Mário Centeno reagiu mal: "Seria obviamente o descrédito da República portuguesa".
Aumentar o IVA? As contas de Centeno
Aumentar o IVA em um ponto percentual para garantir a recuperação total do tempo de serviço dos professores? É a hipótese colocada (em teoria) por Mário Centeno. São estas as contas do ministro das Finanças, que garante que os dados são "líquidos" de aposentações. Os deputados consideram a informação insuficiente:
1) O mero descongelamento do tempo de serviço, em vigor desde o início de 2018, implica uma despesa permanente, em velocidade de cruzeiro, de 574 milhões de euros por ano. Permite que até 2023 20 mil professores cheguem ao topo de carreira (a ganhar cerca de 3.374 euros). "Por docente significa um aumento médio de salário de 15% entre 2018 e 2023, equivalente da 309 euros."

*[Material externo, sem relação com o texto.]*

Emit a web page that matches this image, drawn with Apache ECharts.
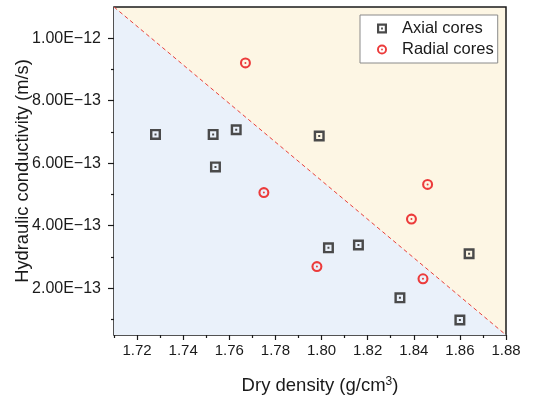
<!DOCTYPE html>
<html>
<head>
<meta charset="utf-8">
<script src="https://cdn.jsdelivr.net/npm/echarts@6/dist/echarts.min.js"></script>
<style>html,body{margin:0;padding:0;background:#fff;}#c{width:541px;height:398px;}</style>
</head>
<body>
<div id="c"></div>
<script>
// Data (dry density g/cm3, hydraulic conductivity m/s)
const axialDensity = [1.728, 1.753, 1.763, 1.799, 1.754, 1.803, 1.816, 1.864, 1.834, 1.860];
const axialK = [6.92e-13, 6.92e-13, 7.07e-13, 6.87e-13, 5.88e-13, 3.29e-13, 3.38e-13, 3.10e-13, 1.69e-13, 0.98e-13];
const radialDensity = [1.767, 1.775, 1.846, 1.839, 1.798, 1.844];
const radialK = [9.21e-13, 5.06e-13, 5.32e-13, 4.21e-13, 2.69e-13, 2.30e-13];
// Dividing boundary line (from top-left corner to bottom-right corner)
const boundaryDensity = [1.71, 1.88];
const boundaryK = [1.1e-12, 5e-14];
// Axes
const xMin = 1.71, xMax = 1.88;
const yMin = 5e-14, yMax = 1.1e-12;
const xTickValues = [1.72, 1.74, 1.76, 1.78, 1.80, 1.82, 1.84, 1.86, 1.88];
const xTickLabels = ['1.72', '1.74', '1.76', '1.78', '1.80', '1.82', '1.84', '1.86', '1.88'];
const xMinorTicks = [1.71, 1.73, 1.75, 1.77, 1.79, 1.81, 1.83, 1.85, 1.87];
const yTickValues = [2e-13, 4e-13, 6e-13, 8e-13, 1e-12];
const yTickLabels = ['2.00E\u221213', '4.00E\u221213', '6.00E\u221213', '8.00E\u221213', '1.00E\u221212'];
const yMinorTicks = [1e-13, 3e-13, 5e-13, 7e-13, 9e-13];
const seriesNames = ['Axial cores', 'Radial cores'];

const squareSym = 'path://M0,0H10V10H0Z M2.2,2.2V7.8H7.8V2.2Z M4.1,4.1H5.9V5.9H4.1Z';
const circleSym = 'path://M5,0A5,5 0 1,1 5,10A5,5 0 1,1 5,0Z M5,1.9A3.1,3.1 0 1,0 5,8.1A3.1,3.1 0 1,0 5,1.9Z M5,4.1A0.9,0.9 0 1,1 5,5.9A0.9,0.9 0 1,1 5,4.1Z';

const font = 'Liberation Sans, Arial, sans-serif';
const textColor = '#1a1a1a';

function findLabel(vals, labels, v, eps) {
  for (let i = 0; i < vals.length; i++) if (Math.abs(vals[i] - v) < eps) return labels[i];
  return '';
}

const chart = echarts.init(document.getElementById('c'), null, {renderer: 'canvas'});
chart.setOption({
  animation: false,
  backgroundColor: '#ffffff',
  grid: {
    left: 114, right: 35, top: 7, bottom: 63,
    containLabel: false, outerBoundsMode: 'none',
    show: true, backgroundColor: '#fdf6e4', borderColor: '#1a1a1a', borderWidth: 1.5
  },
  legend: {
    orient: 'vertical', left: 360, top: 15,
    data: seriesNames,
    backgroundColor: '#ffffff', borderColor: '#8a8a8a', borderWidth: 1,
    padding: [5, 4, 5, 17], itemGap: 4,
    itemWidth: 30, itemHeight: 10,
    textStyle: {fontFamily: font, fontSize: 16.5, color: textColor}
  },
  xAxis: [{
    type: 'value', min: xMin, max: xMax,
    name: 'Dry density (g/cm{sup|3})', nameLocation: 'middle', nameGap: 41, nameMoveOverlap: false,
    nameTextStyle: {fontFamily: font, fontSize: 18.5, color: textColor, padding: [0, 0, 0, 20],
      rich: {sup: {fontFamily: font, fontSize: 12, color: textColor, verticalAlign: 'top', padding: [0, 0, 8, 0]}}},
    axisLine: {show: false},
    splitLine: {show: false},
    axisTick: {show: true, inside: false, length: 5, customValues: xTickValues, lineStyle: {color: '#1a1a1a', width: 1.2}},
    axisLabel: {show: true, customValues: xTickValues, margin: 8, fontFamily: font, fontSize: 15, color: textColor,
      formatter: v => findLabel(xTickValues, xTickLabels, v, 1e-6)}
  }, {
    type: 'value', min: xMin, max: xMax, position: 'bottom', offset: 0,
    axisLine: {show: false}, splitLine: {show: false}, axisLabel: {show: false},
    axisTick: {show: true, length: 3, customValues: xMinorTicks, lineStyle: {color: '#1a1a1a', width: 1.2}}
  }],
  yAxis: [{
    type: 'value', min: yMin, max: yMax,
    name: 'Hydraulic conductivity (m/s)', nameLocation: 'middle', nameGap: 82, nameRotate: 90, nameMoveOverlap: false,
    nameTextStyle: {fontFamily: font, fontSize: 18.3, color: textColor},
    axisLine: {show: false},
    splitLine: {show: false},
    axisTick: {show: true, inside: false, length: 6, customValues: yTickValues, lineStyle: {color: '#1a1a1a', width: 1.2}},
    axisLabel: {show: true, customValues: yTickValues, margin: 13, fontFamily: font, fontSize: 16, color: textColor,
      formatter: v => findLabel(yTickValues, yTickLabels, v, 1e-15)}
  }, {
    type: 'value', min: yMin, max: yMax, position: 'left', offset: 0,
    axisLine: {show: false}, splitLine: {show: false}, axisLabel: {show: false},
    axisTick: {show: true, length: 3, customValues: yMinorTicks, lineStyle: {color: '#1a1a1a', width: 1.2}}
  }],
  series: [{
    name: 'boundary', type: 'line',
    data: boundaryDensity.map((x, i) => [x, boundaryK[i]]),
    showSymbol: false, symbol: 'none', silent: true,
    lineStyle: {color: '#e8403a', width: 1, type: [4, 3]},
    areaStyle: {color: '#eaf1fa', opacity: 1, origin: 'start'},
    z: 1
  }, {
    name: seriesNames[0], type: 'scatter',
    data: axialDensity.map((x, i) => [x, axialK[i]]),
    symbol: squareSym, symbolSize: 11,
    itemStyle: {color: '#4a4a4a', opacity: 1},
    z: 3
  }, {
    name: seriesNames[1], type: 'scatter',
    data: radialDensity.map((x, i) => [x, radialK[i]]),
    symbol: circleSym, symbolSize: 11,
    itemStyle: {color: '#ec3b3b', opacity: 1},
    z: 3
  }]
});
</script>
</body>
</html>
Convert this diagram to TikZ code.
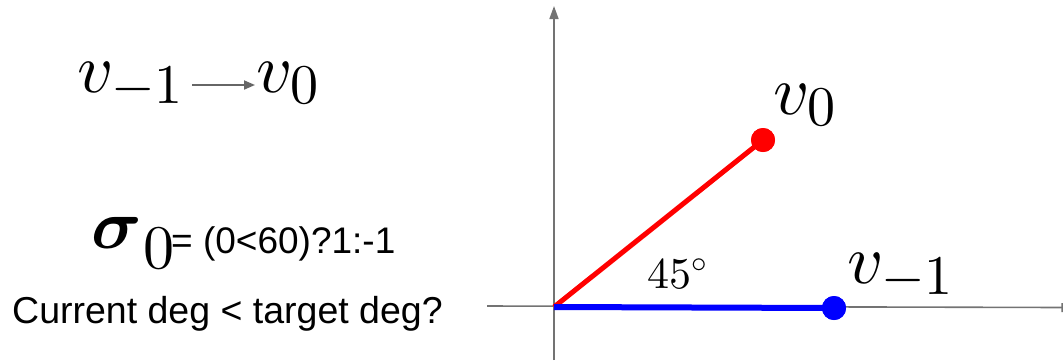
\documentclass[tikz,border=0pt]{standalone}
\usepackage[no-math]{fontspec}
\newfontfamily\arialf{Liberation Sans}
\DeclareFontFamily{OML}{cmm}{\skewchar\font127}
\DeclareFontShape{OML}{cmm}{m}{it}{<->cmmi10}{}
\DeclareFontShape{OML}{cmm}{b}{it}{<->cmmib10}{}
\DeclareFontShape{OT1}{cmr}{m}{n}{<->cmr10}{}
\DeclareFontShape{OMS}{cmsy}{m}{n}{<->cmsy10}{}
\DeclareMathSizes{70}{70}{56}{45}
\DeclareMathSizes{44}{44}{31}{22}
\usetikzlibrary{arrows.meta,calc}
\tikzset{
  axis/.style={draw=black!55, line width=1.6pt},
  vec/.style={line width=5pt},
  dot/.style={circle, inner sep=0pt, minimum size=24pt},
  bigmath/.style={inner sep=0pt, anchor=base west, font=\fontsize{70}{80}\selectfont},
  sans/.style={inner sep=0pt, anchor=base west},
}
\begin{document}
\begin{tikzpicture}[x=1pt,y=-1pt]
\useasboundingbox (0,0) rectangle (1063,360);
% left text
\node[bigmath] (vm1) at (77,92) {$v_{-1}$};
\node[bigmath] (v0) at (256,92) {$v_0$};
\draw[draw=black!60, line width=1.8pt, -{Triangle[length=11pt,width=9pt]}]
  ($(vm1.base east)+(9,-7)$) -- ($(v0.base west)+(-1,-7)$);
\node[bigmath] (sig) at (91,248) {{\boldmath$\sigma$}\kern2pt\raisebox{-20pt}{\fontsize{62}{62}\selectfont$0$}};
\node[sans, font=\arialf\fontsize{37}{40}\selectfont] (eq) at (171,253) {= (0<60)?1:-1};
\node[sans, font=\arialf\fontsize{37.5}{42}\selectfont] (q) at (12,323) {Current deg < target deg?};
% axes
\coordinate (O) at (554,307);
\coordinate (ytop) at (554,6);
\coordinate (ybot) at (554,360);
\coordinate (xl) at (487,306);
\coordinate (xr) at (1063,307.5);
\draw[axis, -{Triangle[length=13pt,width=9pt]}] (ybot) -- (ytop);
\draw[axis, -{Bar[width=9pt]}] (xl) -- (xr);
% vectors
\node[dot, fill=red] (p0) at (763,140) {};
\node[dot, fill=blue] (p1) at (834,308) {};
\draw[vec, red] (O) -- (p0.center);
\draw[vec, blue, line width=6pt] (O) -- (p1.center);
\node[dot, fill=red] at (p0) {};
\node[dot, fill=blue] at (p1) {};
% labels
\node[bigmath] (l0) at (773,114) {$v_0$};
\node[bigmath] (l1) at (847,283) {$v_{-1}$};
\node[sans, font=\fontsize{44}{50}\selectfont] (ang) at (647,288) {$45^\circ$};
\end{tikzpicture}
\end{document}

2) Com o decreto-lei que recupera 2 anos, 9 meses e 18 dias, aprovado pelo Governo, o custo "total" das progressões sobe para 760 milhões de euros. "Até 2023 cada professor terá em média duas progressões", com um aumento médio salarial de 21% ou 410 euros por mês.
3) A recuperação dos nove anos, quatro meses e dois dias – proposta pelos partidos – teria um impacto permanente com salários de docentes de 635 milhões de euros em velocidade de cruzeiro, ou seja, daqui a uns anos (800 milhões se se incluirem as outras carreiras). Somada ao descongelamento, a despesa sobe para 1.209 milhões de euros.
Mário Centeno diz que neste cenário 35,5 mil professores atingiriam o topo de carreira e nos dois últimos escalões estariam metade dos professores. "Os 800 milhões de euros de despesa adicional com progressões [de várias carreiras] representaria 4% de toda a massa salarial do Estado. Adicional. Isso significa exatamente o mesmo do que cerca de 3 anos de aumentos do Estado à taxa de inflação, o mesmo que repor a sobretaxa ou aumentar o IVA um ponto percentual ou o equivalente àquilo que nesta legislatura foram as decisões sobre o impacto geral das pensões", concluiu.
Notícia atualizada às 17:04 com mais informação, incluindo as contas do ministro das Finanças.